Unveröffentlicht

Hansruedi Jaggi

Entrepreneur

Die beklemmende Nachkriegszeit, geprägt vom Geist des Zwinglianismus, von Verzicht, strengem Arbeitsethos und Hierarchiegläubigkeit, war von einer folgenschweren Lockerung heimgesucht worden. Am sichtbarsten wurde dies in der Entwicklung einer eigenständigen westlichen Adoleszenten-Kultur. Wechselte bis anhin der Bub nach der Pubertät von der kurzen Hosen direkt in den grauen Anzug des Erwachsenen, bildete sich nun ein neuer biographischer Lebensabschnitt heraus: die Jugend. Diese genoss die Unbeschwertheit der Kindheit und dauerte bis weit ins Erwachsenenalter hinein, ohne die früher damit verbundenen Pflichten und Verantwortlichkeiten übernehmen zu müssen. Eine lange Friedenszeit und ein nie da gewesener allgemeiner Wohlstand hatten das historische Phänomen der Popkultur ermöglicht, eines jugendlichen Lifestyles mit enthemmter Musik, provozierender Mode und spezifischem Jargon.

Jugend geriet nicht nur zum Problemfall für Psychologen oder zum Studienobjekt für Soziologen, sondern auch zum hofierten Konsumenten einer hochtourig brummenden Wirtschaft. Wachstum muss wachsen, und Jugend wurde zur Kultmarke.
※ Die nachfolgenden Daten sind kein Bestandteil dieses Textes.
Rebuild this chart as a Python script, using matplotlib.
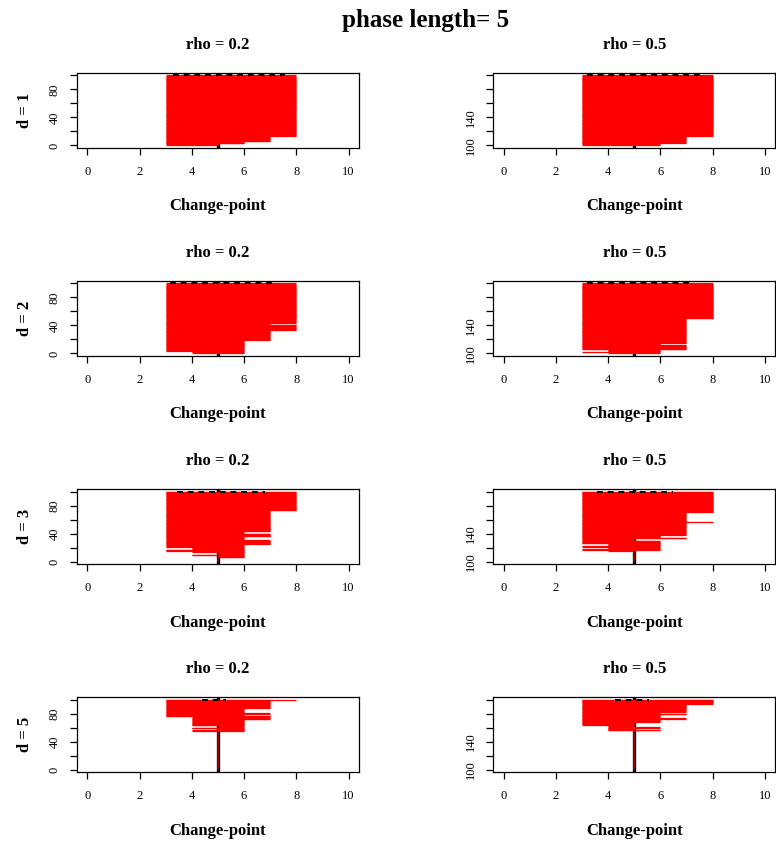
import matplotlib
matplotlib.use("Agg")
import matplotlib.pyplot as plt
import numpy as np

plt.rcParams["font.family"] = ["Liberation Serif", "DejaVu Serif"]

D_VALUES = [1, 2, 3, 5]
RHO_VALUES = [0.2, 0.5]
ROW_OFFSET = [0, 100]          # rho = 0.5 replications are numbered 101..200
TRUE_CP = 5

# ----- interval runs, bottom to top: lower end, upper end, replications -----
D1_R02_LO = [3, 3, 3, 3]
D1_R02_HI = [5, 6, 7, 8]
D1_R02_N = [2, 3, 8, 87]

D1_R05_LO = [3, 3, 3]
D1_R05_HI = [6, 7, 8]
D1_R05_N = [3, 10, 87]

D2_R02_LO = [4, 3, 3, 3, 3, 3]
D2_R02_HI = [6, 6, 7, 8, 7, 8]
D2_R02_N = [3, 15, 15, 8, 2, 57]

D2_R05_LO = [4, 3, 4, 3, 3, 3, 3]
D2_R05_HI = [6, 6, 6, 7, 6, 7, 8]
D2_R05_N = [1, 1, 3, 7, 2, 35, 51]

D3_R02_LO = [5, 5, 4, 5, 4, 3, 4, 3, 3, 3, 3, 3, 3, 3]
D3_R02_HI = [5, 6, 6, 6, 6, 6, 6, 6, 7, 6, 7, 6, 7, 8]
D3_R02_N = [5, 3, 2, 3, 1, 3, 3, 4, 7, 4, 5, 2, 30, 28]

D3_R05_LO = [5, 4, 3, 4, 3, 4, 3, 3, 3, 3, 3, 3, 3, 3]
D3_R05_HI = [5, 5, 6, 6, 6, 6, 6, 5, 7, 6, 7, 8, 7, 8]
D3_R05_N = [14, 2, 2, 2, 2, 3, 5, 2, 2, 3, 19, 1, 13, 30]

D5_R02_LO = [5, 4, 5, 4, 5, 4, 4, 3, 3, 3, 3, 3, 3]
D5_R02_HI = [5, 6, 6, 6, 6, 6, 7, 7, 6, 7, 6, 7, 8]
D5_R02_N = [54, 2, 2, 2, 2, 9, 4, 2, 2, 2, 6, 12, 1]

D5_R05_LO = [5, 4, 4, 4, 4, 3, 3, 3, 3, 3, 3, 3, 3]
D5_R05_HI = [5, 6, 5, 6, 5, 5, 6, 7, 6, 7, 6, 7, 8]
D5_R05_N = [55, 2, 2, 2, 2, 4, 5, 2, 4, 2, 2, 11, 7]

# dashed reference segment drawn at the top row (rows: d, cols: rho)
DASH_LO = [[3.28, 3.18], [3.16, 3.18], [3.42, 3.56], [4.37, 4.27]]
DASH_HI = [[7.55, 7.56], [7.24, 7.24], [6.79, 6.48], [5.30, 5.57]]

PANELS = {
    (1, 0.2): (D1_R02_LO, D1_R02_HI, D1_R02_N),
    (1, 0.5): (D1_R05_LO, D1_R05_HI, D1_R05_N),
    (2, 0.2): (D2_R02_LO, D2_R02_HI, D2_R02_N),
    (2, 0.5): (D2_R05_LO, D2_R05_HI, D2_R05_N),
    (3, 0.2): (D3_R02_LO, D3_R02_HI, D3_R02_N),
    (3, 0.5): (D3_R05_LO, D3_R05_HI, D3_R05_N),
    (5, 0.2): (D5_R02_LO, D5_R02_HI, D5_R02_N),
    (5, 0.5): (D5_R05_LO, D5_R05_HI, D5_R05_N),
}

Y_TICK_LABELS = [["0", "", "40", "", "80", ""],
                 ["100", "", "140", "", "", ""]]

fig, axes = plt.subplots(4, 2, figsize=(7.76, 8.44), dpi=100)
fig.subplots_adjust(left=0.0992, right=0.999, top=0.9139, bottom=0.0857,
                    hspace=1.78, wspace=0.476)

for i, d in enumerate(D_VALUES):
    for j, rho in enumerate(RHO_VALUES):
        ax = axes[i, j]
        lo, hi, n = PANELS[(d, rho)]
        lo_rows = np.repeat(lo, n)
        hi_rows = np.repeat(hi, n)
        y = ROW_OFFSET[j] + np.arange(1, len(lo_rows) + 1)

        ax.axvline(TRUE_CP, color="black", lw=2.4, zorder=1)
        ax.hlines(y, lo_rows, hi_rows, colors="red", lw=0.9, zorder=2)
        point = lo_rows == hi_rows
        if point.any():
            ax.scatter(lo_rows[point], y[point], marker="s", s=1.0,
                       color="#8b0000", linewidths=0, zorder=3)
        ax.hlines(y[-1], DASH_LO[i][j], DASH_HI[i][j], colors="black",
                  linestyles=(0, (3, 2.5)), lw=1.4, zorder=4)

        ax.set_xlim(-0.4, 10.4)
        ax.set_ylim(ROW_OFFSET[j] - 2.96, ROW_OFFSET[j] + 103.96)
        ax.set_xticks(range(0, 11, 2))
        ax.set_yticks(np.arange(ROW_OFFSET[j], ROW_OFFSET[j] + 101, 20))
        ax.set_yticklabels(Y_TICK_LABELS[j], rotation=90, va="center")
        ax.tick_params(direction="out", length=5, width=0.9, labelsize=9)
        ax.tick_params(axis="x", pad=8)
        ax.tick_params(axis="y", pad=7)
        for s in ax.spines.values():
            s.set_linewidth(0.9)

        ax.set_title(f"rho = {rho}", fontsize=12, fontweight="bold", pad=17)
        ax.set_xlabel("Change-point", fontsize=12, fontweight="bold",
                      labelpad=15)
        if j == 0:
            ax.set_ylabel(f"d = {d}", fontsize=12, fontweight="bold",
                          labelpad=11)

fig.text(0.548, 1 - 20 / 844, "phase length= 5", ha="center", va="center",
         fontsize=18, fontweight="bold")

fig.savefig("out.png", dpi=100)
Die Nachkriegsgeneration selber freute sich über die gestiegene Beachtung und Bedeutsamkeit, wurde frecher, lauter und selbstbewusster und stürzte sich in das Abenteuer und die frivole Freiheit einer Zeit, in der offensichtlich nichts mehr Gültigkeit hatte, alles möglich schien und alles immer besser werden würde.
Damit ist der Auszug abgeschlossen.